JESS WALTER – Beautiful Ruins


It is funny how some books come into our lives without us making a really conscious choice. I am particularly good at this while I suck at choosing carefully in bookshops. Especially with novels in French that I am currently trying to discover I make bad choice after bad choice. On the other hand the books that come my way at random they prove to be fascinating.

Beautiful Ruins is one of those books. I remember last year I had gone for lunch with a friend and on our way out of the building we discovered a book corner where people would leave books and magazines. There was a stack of TV magazines that I was wondering who would possibly be interested in past their date, and there was this book too. The author was unknown to me and the title as well. And if it wasn’t for the interesting cover I wouldn’t have taken it. But I did. And it stayed for months unread. I even took it in Greece in the summer but still didn’t read it and left it there. In a recent trip home, I thought, Hey, I should read this now.

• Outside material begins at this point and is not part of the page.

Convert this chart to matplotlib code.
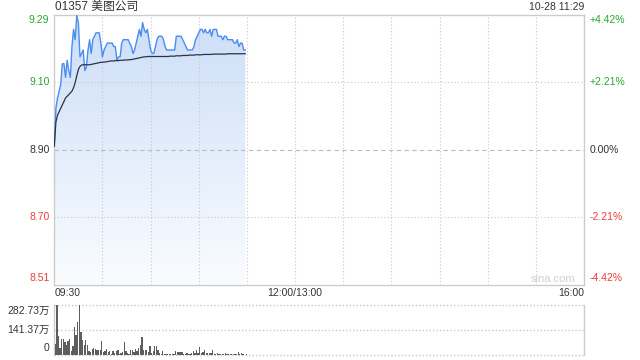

And I did. And I got really hooked. There are many stories happening in the same book and it takes a while before we realize they are all connected somehow. And they are all in different times and at different locations and backgrounds. But Walter seems to know or have researched thoroughly about all of them and they all seem natural. Italian shores of the sixties, the filming of Cleopatra with Elisabeth Taylor, Italy during the war, Hollywood, Edinburg Fringe festival in the 90s, they all come lively.

I can’t tell exactly what I loved about this book. It held me from the first pages but up until the middle I wouldn’t say it’s great. After some point though, when all the stories began to converge and when the heroes become more reflective they seem to jump out of the page. You can feel their sadness and their failures become more tangible, their weaknesses more understandable.

To say a few things for the plot would reduce it considerably. And  I do not have the talent of pitching like the Hollywood producer described in the book. Suffice to say that there are a few love stories evolving, some that end well and others not so well. In the meantime people get married to people they don’t love, people lose their jobs, fight their addictions, fight against old age, fight against routine, fight against all odds to survive.

At the end of the book there is an essay of the writer that says that like most novels this is a novel about time: “I mean there’s something in the way time moves through and around a novel, and through us and around us when we are reading it, that it is singular to books, that is transcendent, that causes us to rise above the highway, to contemplate time’s passage and its meaning, and to feel its wistful power and wrenching distortions”.

Maybe this is what got me into this book in the first place: it found me at the right time of my life. The writer says that it took him more than a decade to finish it. In the meantime he wrote other books, he finished other projects (he also works in films) but the heroes of this story never seemed to leave him. Me too, before I finished this book, I read another one, half-finished a third and in the meantime I kept thinking about the story.

So why read it? It’s a good story, well, lots of good stories brought together spectacularly, magically even. It’s good in a quiet way, like some films of independent American cinema. It’s good without showing off. In the writer’s own words: “This could be the ending of the book, a way of acknowledging the power of certain moments in our lives. These are the ruins of our memories which loom in our minds like the Parthenon, even as they decayed and weather by time and regret”.